The Co-operative Group is a British operator of retail stores, funeral homes and other businesses. Like Marks and Spencer, another major UK retailer, the Co-op, which generates billion-of-dollars in yearly revenue, has been hit with a major cyber attack. But compared to Marks and Spencer, the Co-op appears to be grossly underinsured for cyber threats. Unlike Jaguar, which has no insurance to cover massive losses from its disastrous recent hack, the Co-op does have some cyber insurance to address its April attack — but apparently, they may suffer from underinsurance, and only have enough to cover the costs of incident response, not other, larger downstream losses to its business.
Co-op Cyber Insurance Does Not Cover Back-end Losses?
“We had the front-end elements of cyber insurance in place in terms of the immediate response capabilities in the technology space for third parties, but we don’t believe we will be claiming on insurance for back-end losses,” CFO Rachel Izzard told Reuters. This appears to be an indirect admission that Co-op failed to buy insurance to cover “business Interruption” or “consequential loss” from the attack — losses that will presumably include legal costs linked to the theft of personal data on millions of customers during the incident.

According to a recent financial disclosure by the company, see link here (and document embedded below), total costs from the hack could reach at least $276 million, of which app. $27 million consists of “one-off” costs (the latter presumably covered at least in part by insurance for “immediate response,” with the rest of the costs, including revenue hits, apparently not just underinsured, but not insured at all.) Then there’s the drop in Co-op’s stock price, which the company has not discussed in detail, and for which we see no evidence of coverage.

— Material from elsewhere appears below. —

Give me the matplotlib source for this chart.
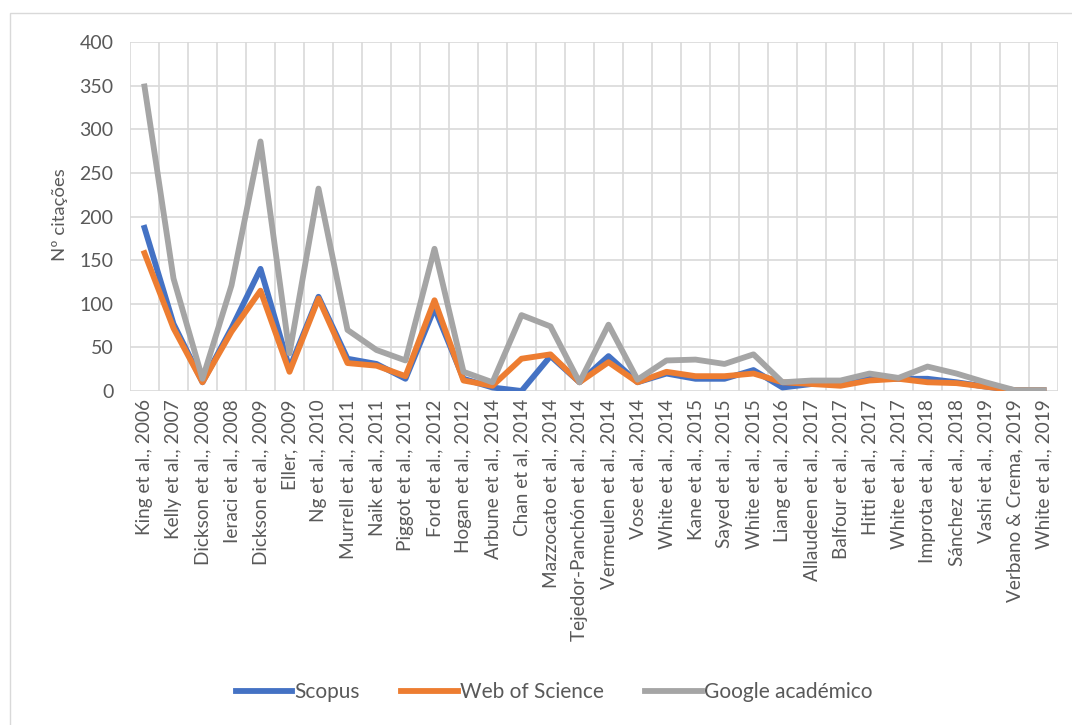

“Cost Headwinds” in the Financial Forecast
“We anticipate continued cost headwinds, global volatility and high competition. In response, we remain committed to a disciplined approach to investment to support our future, while managing a reducing level of cyber impact through the second half,” the company states in its filing, conceding the fall out from the hack will continue for months.
Social Engineering
According to media reports, the Co-op hack involved social engineering, “They (the hackers) impersonated a (Co-op) colleague to access their account,” explained the company’s chief digital officer.
Lessons from the Co-op Hack for Boards & Shareholders
“(T)he (British) National Cyber Security Centre has again urged boards to take a direct role in cyber preparedness,” reports Insurance Business Magazine in its coverage of the Co-op penetration. “For the insurance market, the Co-op episode illustrates the gulf between perception and reality in cyber protection. Policies designed as bolt-ons or limited to response services leave corporates bearing the true weight of prolonged outages.’ concludes one insurance news site.
We imagine there’s more than one director of a US public company set to ask management what’s really covered, and not, in its cyber insurance policy. Being underinsured, to paraphrase the man, is no way to go through life as a public company.